The government has a host of schemes and subsidies for people living below the poverty line, irrespective of caste

Basant Kumar Mohanty New Delhi Published 09.12.18, 09:13 PM
Protesters march in Mumbai demanding reservations for the Maratha community on August 9, 2017.

Protesters march in Mumbai demanding reservations for the Maratha community on August 9, 2017. Shutterstock

India’s government offers a range of caste-neutral affirmative actions for poor families, which often passes under the radar amid the complaints against the existing reservation policy from some upper caste groups and their calls for quotas on the ground of economic deprivation.

In addition to these pro-poor subsidies and schemes, the Maharashtra government recently cleared a 16 per cent job and education quota for the upper caste Marathas, a decision that retired bureaucrat and reservation expert P.S. Krishnan says was simply “wrong”.


“There is no such expression as ‘economic backwardness’ in the Constitution. The Constitution provides for reservation on the ground of social and educational backwardness, not economic backwardness,” Krishnan told The Telegraph. “What governments can do is offer benefits like scholarships, interest subsidies and special incentives for upper caste people from below a certain income level.”

Maharashtra’s backward classes commission had recommended the Maratha quota on the ground of the community’s “economic backwardness”.

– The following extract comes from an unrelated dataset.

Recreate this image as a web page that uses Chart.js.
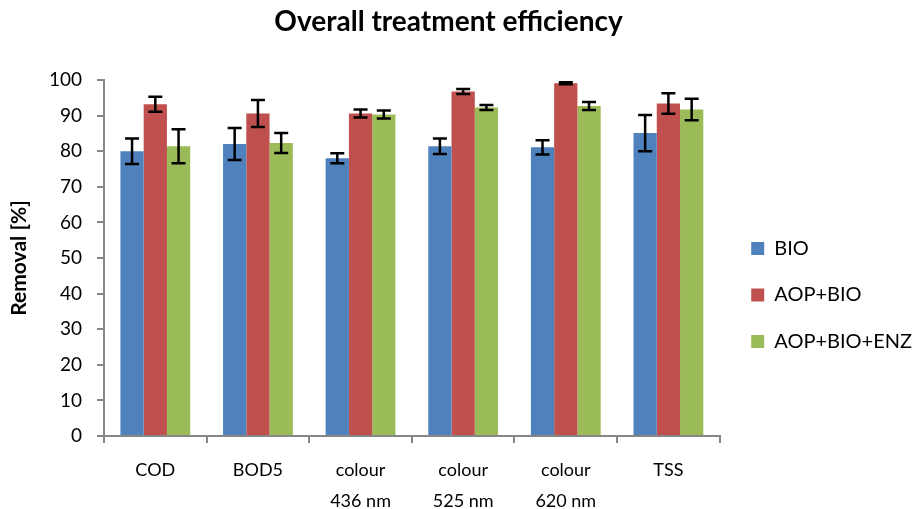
<!DOCTYPE html>
<html>
<head>
<meta charset="utf-8">
<script src="https://cdn.jsdelivr.net/npm/chart.js@4"></script>
<style>
  html, body { margin: 0; padding: 0; background: #fff; }
  #wrap { width: 917px; height: 509px; }
</style>
</head>
<body>
<div id="wrap"><canvas id="chart" width="917" height="509"></canvas></div>
<script>
// data
const categories = ["COD", "BOD5", ["colour", "436 nm"], ["colour", "525 nm"], ["colour", "620 nm"], "TSS"];
const bio = [80.0, 82.0, 78.0, 81.4, 81.1, 85.1];
const bioErr = [3.6, 4.5, 1.4, 2.2, 2.0, 5.1];
const aopBio = [93.2, 90.6, 90.6, 96.8, 99.1, 93.4];
const aopBioErr = [2.1, 3.8, 1.1, 0.7, 0.3, 2.9];
const aopBioEnz = [81.4, 82.3, 90.3, 92.3, 92.7, 91.7];
const aopBioEnzErr = [4.8, 2.8, 1.1, 0.7, 1.1, 3.0];
const yTicks = [0, 10, 20, 30, 40, 50, 60, 70, 80, 90, 100];

Chart.defaults.font.family = "Lato";
Chart.defaults.color = "#000";

const axisGrey = "#868686";

// error bars drawn on top of each bar
const errorBars = {
  id: "errorBars",
  afterDatasetsDraw(chart) {
    const ctx = chart.ctx;
    const y = chart.scales.y;
    ctx.save();
    ctx.strokeStyle = "#000";
    ctx.lineWidth = 2.5;
    chart.data.datasets.forEach((ds, d) => {
      const meta = chart.getDatasetMeta(d);
      meta.data.forEach((bar, i) => {
        const v = ds.data[i], e = ds.errors[i];
        const top = y.getPixelForValue(v + e);
        const bot = y.getPixelForValue(v - e);
        const half = 7;
        ctx.beginPath();
        ctx.moveTo(bar.x, top); ctx.lineTo(bar.x, bot);
        ctx.moveTo(bar.x - half, top); ctx.lineTo(bar.x + half, top);
        ctx.moveTo(bar.x - half, bot); ctx.lineTo(bar.x + half, bot);
        ctx.stroke();
      });
    });
    ctx.restore();
  }
};

// nudge legend right of the plot, title a bit left
const blockShift = {
  id: "blockShift",
  afterLayout(chart) {
    chart.legend.left += 5;
    chart.legend.right += 5;
    chart.titleBlock.left -= 10;
    chart.titleBlock.right -= 10;
  }
};

new Chart(document.getElementById("chart"), {
  type: "bar",
  data: {
    labels: categories,
    datasets: [
      { label: "BIO", data: bio, errors: bioErr, backgroundColor: "#4F81BD" },
      { label: "AOP+BIO", data: aopBio, errors: aopBioErr, backgroundColor: "#C0504D" },
      { label: "AOP+BIO+ENZ", data: aopBioEnz, errors: aopBioEnzErr, backgroundColor: "#9BBB59" }
    ]
  },
  options: {
    responsive: false,
    animation: false,
    layout: { padding: 0 },
    datasets: { bar: { categoryPercentage: 0.68, barPercentage: 1.0 } },
    plugins: {
      tooltip: { enabled: false },
      title: {
        display: true,
        text: "Overall treatment efficiency",
        font: { size: 28, weight: "bold" },
        padding: { top: 5, bottom: 41.4 }
      },
      legend: {
        position: "right",
        maxWidth: 198,
        title: { display: true, text: " ", font: { size: 10, lineHeight: 1 }, padding: { top: 71, bottom: 0 } },
        labels: {
          boxWidth: 13,
          boxHeight: 13,
          padding: 26.5,
          font: { size: 20 }
        }
      }
    },
    scales: {
      x: {
        afterFit(scale) { scale.height = 73; },
        grid: { drawOnChartArea: false, color: axisGrey, lineWidth: 2, tickLength: 7, offset: true },
        border: { color: axisGrey, width: 2 },
        ticks: { font: { size: 18, lineHeight: 1.75 }, padding: 11, maxRotation: 0, autoSkip: false }
      },
      y: {
        min: 0,
        max: 100,
        afterFit(scale) { scale.width = 104; },
        afterBuildTicks(scale) { scale.ticks = yTicks.map(v => ({ value: v })); },
        grid: { drawOnChartArea: false, color: axisGrey, lineWidth: 2, tickLength: 7 },
        border: { color: axisGrey, width: 2 },
        ticks: { font: { size: 19 }, padding: 15 },
        title: {
          display: true,
          text: "Removal [%]",
          font: { size: 21, weight: "bold" },
          padding: { top: 7, bottom: 0 }
        }
      }
    }
  },
  plugins: [errorBars, blockShift]
});
</script>
</body>
</html>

The politically influential Marathas, who make up 30 per cent of the state’s population, are upper caste people who had opposed their inclusion under the Other Backward Classes when B.P. Mandal was drawing up the list in the late 1970s.

As for the constitutionally valid concessions and incentives whose ambit includes the poor among the upper castes, the National Backward Classes Finance and Development Corporation has added a fresh chapter to them.

The corporation, created by the social justice and empowerment ministry to provide concession-rate loans and free skill training to people from the socially and educationally backward classes, has extended the training scheme to “economically backward classes” irrespective of caste.

“Brahmins too can secure the benefit of skill training if their (family) income is less than Rs 1 lakh annually, enabling themselves to get a job or start their own venture,” corporation managing director K. Narayana said.

The skill training relates to sectors like textiles, beauty and wellness, plastic processing, plumbing, handicrafts, hospitality and apparels.

The human resource development ministry offers full interest subsidies on education loans taken by students from any caste whose parental income is below Rs 4.5 lakh a year — a scheme started by the UPA government.

“Nearly Rs 2,000 crore is spent every year on the scheme,” a ministry official said.

All the rural development ministry’s schemes are caste-neutral, an official said. For example, the Mahatma Gandhi National Rural Employment Guarantee Act provides for paid unskilled work for up to 100 days a year to every rural family irrespective of caste.

The ministry also runs the National Social Assistance Programme for people living below the poverty line, providing pensions to the elderly, widows and the physically challenged. Its Annapurna and Antyodaya schemes provide cheap food grains to the poor.

The National Food Security Act mandates subsidised food for the poorest two-thirds of the country’s population.

One may argue, however, that not all the eligible people receive the benefits of these schemes, Krishnan conceded.

“The schemes can be widened to cover all the targeted beneficiaries among the upper castes. But there cannot be reservation for the upper castes,” he stressed.